§ Written task
Your job is to retype all of the data word for word, leaving every image out.

§ Source material
++++++++

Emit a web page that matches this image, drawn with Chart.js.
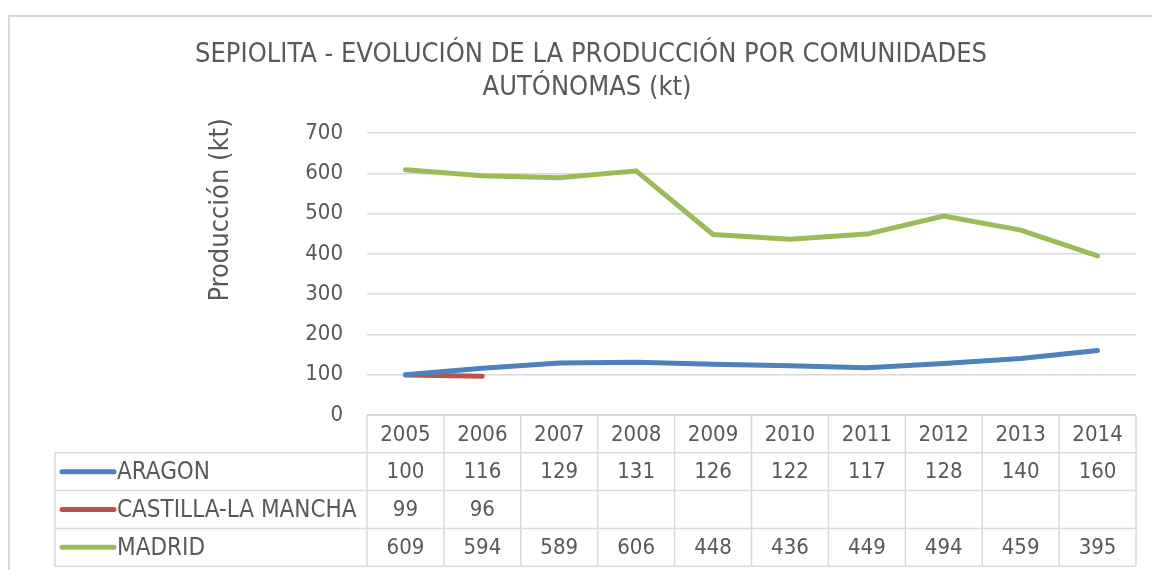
<!DOCTYPE html>
<html>
<head>
<meta charset="utf-8">
<script src="https://cdn.jsdelivr.net/npm/chart.js@4.4.0/dist/chart.umd.min.js"></script>
<style>
  body { margin: 0; background: #fff; }
</style>
</head>
<body>
<canvas id="chartSepiolita" width="1152" height="570"></canvas>
<script>
const years = ['2005', '2006', '2007', '2008', '2009', '2010', '2011', '2012', '2013', '2014'];
const aragon = [100, 116, 129, 131, 126, 122, 117, 128, 140, 160];
const castilla = [99, 96, null, null, null, null, null, null, null, null];
const madrid = [609, 594, 589, 606, 448, 436, 449, 494, 459, 395];
const seriesNames = ['ARAGON', 'CASTILLA-LA MANCHA', 'MADRID'];
const seriesColors = ['#4F81BD', '#C0504D', '#9BBB59'];
const yMax = 700;
const yStep = 100;

const FONT = '"DejaVu Sans Condensed", "Liberation Sans Narrow", Tahoma, "DejaVu Sans", sans-serif';
const TXT = '#595959';
const GRID = '#D9D9D9';

// title, axis title, outer frame and the data table under the plot
const extras = {
  id: 'extras',
  afterDraw(chart) {
    const c = chart.ctx;
    const x = chart.scales.x;
    const area = chart.chartArea;
    const allData = [aragon, castilla, madrid];

    c.save();
    // outer frame
    c.strokeStyle = GRID;
    c.lineWidth = 2;
    c.beginPath();
    c.moveTo(9, 570);
    c.lineTo(9, 16);
    c.lineTo(1152, 16);
    c.stroke();

    // title
    c.fillStyle = TXT;
    c.textAlign = 'center';
    c.textBaseline = 'middle';
    c.font = '27px ' + FONT;
    c.fillText('SEPIOLITA - EVOLUCIÓN DE LA PRODUCCIÓN POR COMUNIDADES', 591, 55);
    c.fillText('AUTÓNOMAS (kt)', 587, 88);

    // y axis title
    c.save();
    c.translate(221, 210);
    c.rotate(-Math.PI / 2);
    c.fillText('Producción (kt)', 0, 0);
    c.restore();

    // table
    const rowH = 37.8;
    const top = area.bottom;
    const legendLeft = 55;
    const step = x.getPixelForValue(1) - x.getPixelForValue(0);
    c.strokeStyle = GRID;
    c.lineWidth = 1.5;
    c.beginPath();
    c.moveTo(area.left, top);
    c.lineTo(area.right, top);
    for (let r = 1; r <= 4; r++) {
      c.moveTo(legendLeft, top + r * rowH);
      c.lineTo(area.right, top + r * rowH);
    }
    c.moveTo(legendLeft, top + rowH);
    c.lineTo(legendLeft, top + 4 * rowH);
    for (let i = 0; i <= years.length; i++) {
      const px = x.getPixelForValue(i) - step / 2;
      c.moveTo(px, top);
      c.lineTo(px, top + 4 * rowH);
    }
    c.stroke();

    c.font = '22px ' + FONT;
    c.fillStyle = TXT;
    c.textAlign = 'center';
    years.forEach((yr, i) => {
      c.fillText(yr, x.getPixelForValue(i), top + rowH / 2 + 1);
    });
    allData.forEach((arr, r) => {
      const cy = top + (r + 1.5) * rowH + 1;
      c.font = '22px ' + FONT;
      arr.forEach((v, i) => {
        if (v !== null) c.fillText(String(v), x.getPixelForValue(i), cy);
      });
      // legend key
      c.strokeStyle = seriesColors[r];
      c.lineWidth = 5;
      c.lineCap = 'round';
      c.beginPath();
      c.moveTo(62, cy - 1);
      c.lineTo(114, cy - 1);
      c.stroke();
      c.textAlign = 'left';
      c.font = '24px ' + FONT;
      c.fillText(seriesNames[r], 117, cy);
      c.textAlign = 'center';
    });
    c.restore();
  }
};

const ctx = document.getElementById('chartSepiolita');

new Chart(ctx, {
  type: 'line',
  data: {
    labels: years,
    datasets: [aragon, castilla, madrid].map((d, i) => ({
      label: seriesNames[i],
      data: d,
      borderColor: seriesColors[i],
      backgroundColor: seriesColors[i],
      borderWidth: 5,
      borderCapStyle: 'round',
      borderJoinStyle: 'round',
      pointRadius: 0,
      tension: 0,
      spanGaps: false
    }))
  },
  options: {
    responsive: false,
    animation: false,
    layout: {
      padding: { left: 0, right: 16, top: 133, bottom: 155 }
    },
    plugins: {
      legend: { display: false },
      tooltip: { enabled: false }
    },
    scales: {
      x: {
        display: false,
        offset: true
      },
      y: {
        min: 0,
        max: yMax,
        afterFit(scale) { scale.width = 367; },
        ticks: {
          stepSize: yStep,
          padding: 24,
          color: TXT,
          font: { family: FONT, size: 22 }
        },
        grid: {
          color: GRID,
          lineWidth: 1.5,
          drawTicks: false
        },
        border: { display: false }
      }
    }
  },
  plugins: [extras]
});
</script>
</body>
</html>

++++++++

§ Written response
Emit a web page that matches this image, drawn with Chart.js.
<!DOCTYPE html>
<html>
<head>
<meta charset="utf-8">
<script src="https://cdn.jsdelivr.net/npm/chart.js@4.4.0/dist/chart.umd.min.js"></script>
<style>
  body { margin: 0; background: #fff; }
</style>
</head>
<body>
<canvas id="chartSepiolita" width="1152" height="570"></canvas>
<script>
const years = ['2005', '2006', '2007', '2008', '2009', '2010', '2011', '2012', '2013', '2014'];
const aragon = [100, 116, 129, 131, 126, 122, 117, 128, 140, 160];
const castilla = [99, 96, null, null, null, null, null, null, null, null];
const madrid = [609, 594, 589, 606, 448, 436, 449, 494, 459, 395];
const seriesNames = ['ARAGON', 'CASTILLA-LA MANCHA', 'MADRID'];
const seriesColors = ['#4F81BD', '#C0504D', '#9BBB59'];
const yMax = 700;
const yStep = 100;

const FONT = '"DejaVu Sans Condensed", "Liberation Sans Narrow", Tahoma, "DejaVu Sans", sans-serif';
const TXT = '#595959';
const GRID = '#D9D9D9';

// title, axis title, outer frame and the data table under the plot
const extras = {
  id: 'extras',
  afterDraw(chart) {
    const c = chart.ctx;
    const x = chart.scales.x;
    const area = chart.chartArea;
    const allData = [aragon, castilla, madrid];

    c.save();
    // outer frame
    c.strokeStyle = GRID;
    c.lineWidth = 2;
    c.beginPath();
    c.moveTo(9, 570);
    c.lineTo(9, 16);
    c.lineTo(1152, 16);
    c.stroke();

    // title
    c.fillStyle = TXT;
    c.textAlign = 'center';
    c.textBaseline = 'middle';
    c.font = '27px ' + FONT;
    c.fillText('SEPIOLITA - EVOLUCIÓN DE LA PRODUCCIÓN POR COMUNIDADES', 591, 55);
    c.fillText('AUTÓNOMAS (kt)', 587, 88);

    // y axis title
    c.save();
    c.translate(221, 210);
    c.rotate(-Math.PI / 2);
    c.fillText('Producción (kt)', 0, 0);
    c.restore();

    // table
    const rowH = 37.8;
    const top = area.bottom;
    const legendLeft = 55;
    const step = x.getPixelForValue(1) - x.getPixelForValue(0);
    c.strokeStyle = GRID;
    c.lineWidth = 1.5;
    c.beginPath();
    c.moveTo(area.left, top);
    c.lineTo(area.right, top);
    for (let r = 1; r <= 4; r++) {
      c.moveTo(legendLeft, top + r * rowH);
      c.lineTo(area.right, top + r * rowH);
    }
    c.moveTo(legendLeft, top + rowH);
    c.lineTo(legendLeft, top + 4 * rowH);
    for (let i = 0; i <= years.length; i++) {
      const px = x.getPixelForValue(i) - step / 2;
      c.moveTo(px, top);
      c.lineTo(px, top + 4 * rowH);
    }
    c.stroke();

    c.font = '22px ' + FONT;
    c.fillStyle = TXT;
    c.textAlign = 'center';
    years.forEach((yr, i) => {
      c.fillText(yr, x.getPixelForValue(i), top + rowH / 2 + 1);
    });
    allData.forEach((arr, r) => {
      const cy = top + (r + 1.5) * rowH + 1;
      c.font = '22px ' + FONT;
      arr.forEach((v, i) => {
        if (v !== null) c.fillText(String(v), x.getPixelForValue(i), cy);
      });
      // legend key
      c.strokeStyle = seriesColors[r];
      c.lineWidth = 5;
      c.lineCap = 'round';
      c.beginPath();
      c.moveTo(62, cy - 1);
      c.lineTo(114, cy - 1);
      c.stroke();
      c.textAlign = 'left';
      c.font = '24px ' + FONT;
      c.fillText(seriesNames[r], 117, cy);
      c.textAlign = 'center';
    });
    c.restore();
  }
};

const ctx = document.getElementById('chartSepiolita');

new Chart(ctx, {
  type: 'line',
  data: {
    labels: years,
    datasets: [aragon, castilla, madrid].map((d, i) => ({
      label: seriesNames[i],
      data: d,
      borderColor: seriesColors[i],
      backgroundColor: seriesColors[i],
      borderWidth: 5,
      borderCapStyle: 'round',
      borderJoinStyle: 'round',
      pointRadius: 0,
      tension: 0,
      spanGaps: false
    }))
  },
  options: {
    responsive: false,
    animation: false,
    layout: {
      padding: { left: 0, right: 16, top: 133, bottom: 155 }
    },
    plugins: {
      legend: { display: false },
      tooltip: { enabled: false }
    },
    scales: {
      x: {
        display: false,
        offset: true
      },
      y: {
        min: 0,
        max: yMax,
        afterFit(scale) { scale.width = 367; },
        ticks: {
          stepSize: yStep,
          padding: 24,
          color: TXT,
          font: { family: FONT, size: 22 }
        },
        grid: {
          color: GRID,
          lineWidth: 1.5,
          drawTicks: false
        },
        border: { display: false }
      }
    }
  },
  plugins: [extras]
});
</script>
</body>
</html>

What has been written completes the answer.